Censorship of Online Research Journals in China

Lead Research Organisation: University College London
Department Name: Information Studies

Abstract

This research is the first to investigate the involvement of academic publishers in Chinese censorship practices. Since 2017, academic publishers have restricted access to research outputs in China at the request of state regulators. Cambridge University Press (CUP) and Springer Nature have removed over 1,315 journal articles featuring keywords such as 'Tiananmen', 'Tibet', 'Xinjiang' and 'Hong Kong' from their online platforms. LexisNexis (owned by Elsevier's parent company, RELX) and Taylor & Francis have removed a legal information database and 83 academic journals from sales packages sold to Chinese universities.
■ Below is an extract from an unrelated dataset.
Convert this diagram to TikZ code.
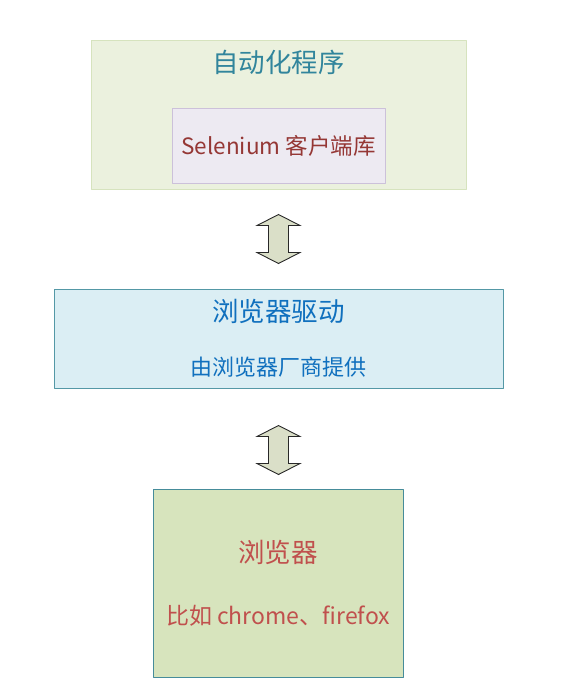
\documentclass[tikz,border=0pt]{standalone}
\usepackage{fontspec}
\setmainfont{Noto Sans CJK SC}
\usetikzlibrary{calc}

\tikzset{
  box/.style={draw, line width=0.9pt, inner sep=0pt},
  label/.style={inner sep=0pt, anchor=center},
  updown/.pic={
    \draw[line width=0.9pt, draw=arrline, fill=arrfill, line join=miter]
      (0,-24.5) -- (21.5,-13.5) -- (10,-13.5) -- (10,13.5) -- (21.5,13.5)
      -- (0,24.5) -- (-21.5,13.5) -- (-10,13.5) -- (-10,-13.5) -- (-21.5,-13.5) -- cycle;
  }
}

\begin{document}
\begin{tikzpicture}[line cap=round,line join=round,x=1pt,y=-1pt]
\definecolor{progfill}{RGB}{235,241,222}
\definecolor{progline}{RGB}{214,227,190}
\definecolor{clientfill}{RGB}{237,234,242}
\definecolor{clientline}{RGB}{204,193,218}
\definecolor{driverfill}{RGB}{219,238,244}
\definecolor{driverline}{RGB}{84,152,166}
\definecolor{browserfill}{RGB}{215,228,189}
\definecolor{browserline}{RGB}{70,140,154}
\definecolor{tealtext}{RGB}{49,133,156}
\definecolor{redtext}{RGB}{149,55,53}
\definecolor{bluetext}{RGB}{16,112,190}
\definecolor{browsertext}{RGB}{192,80,77}
\definecolor{arrfill}{RGB}{218,223,200}
\definecolor{arrline}{RGB}{40,40,40}
\useasboundingbox (0,0) rectangle (574,696);
% automation program with the client library
\node[box, draw=progline, fill=progfill, minimum width=375, minimum height=149] (prog) at (278.5,114.5) {};
\node[label, text=tealtext, font=\fontsize{26.5}{30}\selectfont] (progtitle) at (278.5,62) {自动化程序};
\node[box, draw=clientline, fill=clientfill, minimum width=213, minimum height=75,
      text=redtext, font=\fontsize{22.5}{26}\selectfont] (client) at (278.5,145.5) {Selenium 客户端库};
% browser driver
\node[box, draw=driverline, fill=driverfill, minimum width=449, minimum height=99] (driver) at (278.5,338.5) {};
\node[label, text=bluetext, font=\fontsize{26.5}{30}\selectfont] (drivertitle) at (278.5,311.5) {浏览器驱动};
\node[label, text=bluetext, font=\fontsize{22}{26}\selectfont] (vendor) at (278,367.5) {由浏览器厂商提供};
% browser
\node[box, draw=browserline, fill=browserfill, minimum width=250, minimum height=188] (browser) at (278,583) {};
\node[label, text=browsertext, font=\fontsize{26.5}{30}\selectfont] (browsertitle) at (278,552.5) {浏览器};
\node[label, text=browsertext, font=\fontsize{23}{27}\selectfont] (examples) at (278,615.5) {比如 chrome、firefox};
% two-way arrows
\coordinate (arrtop) at ($(prog.south)!0.5!(driver.north)$);
\coordinate (arrbottom) at (278.5,450);
\pic at (arrtop) {updown};
\pic at (arrbottom) {updown};
\end{tikzpicture}
\end{document}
Due to constraints on library budgets and Open Access mandates, journal publishers are increasingly reliant on revenue growth in emerging markets outside the US and Europe. At the same time, the parameters of academic discourse in countries such as China have narrowed, particularly in relation to civil unrest in Hong Kong, the persecution of the Uighur ethnic group in Xinjiang, and the origins of the novel coronavirus, COVID-19, in Wuhan. These events raise urgent questions about the conditions of access to the Chinese market for scholarly research. To what extent have these censorship efforts affected the availability of resources in China? Are they encouraging scholars to self-censor? How should academic publishers respond to future demands to restrict access to politically sensitive content? Are they capable of resisting these demands? And is it in their interests to do so?

This is the first research to draw on work in political theory to establish a theoretical model for the censorship of academic journals. Some commentators have questioned the applicability of 'censorship' to a commercial transaction between an academic content distributor (publisher) and purchasing agent (importer), neither of whom have altered the content of academic output - i.e. the written text of academic journals and books sold to Chinese universities. Nor do either agent have any influence over the legal framework in China, which prohibits the distribution of politically sensitive material. However, insofar as the scholarly record is an integrated body of intellectual work-itself a text, as well as a corpus-the actions of publishers to limit access to individual articles within collections of content is editorial in nature. Such interventions may be justified in terms of inaccuracy or research ethics concerns, or due to external pressures to obscure research outcomes that undermine powerful individuals and institutions. Any effort to distinguish one form of intervention from the other must account for the motivations of agents to edit the scholarly record. CUP and Springer Nature's actions plausibly constitute self-censorship due to their complicity with the CCP's content restrictions, which are motivated by a desire to avoid political accountability.

My primary research will model empirically the consequences of this form of censorship. I will conduct in-depth, semi-structured interviews with 20-30 academics that have had their research censored in China, and 20-30 publishing professionals with expertise in the Chinese market for research periodicals. I will then use text mining and sentiment analysis to explore quantitatively the view that article-level censorship encourages self-censorship. This will be the first quantitative study of academic self-censorship involving the corpus of affected Asia Studies literature. The primary output of this PhD will be a risk analysis report, modelling the impact of censorship complicity in terms of reputational harm, impediments to research communication, and the financial consequences of forms of resistance. The aim of this report will be to inform industry guidelines via the Committee on Publication Ethics and the International Publisher's Association, drawing on my professional contacts in academic publishing and further connections made during my research.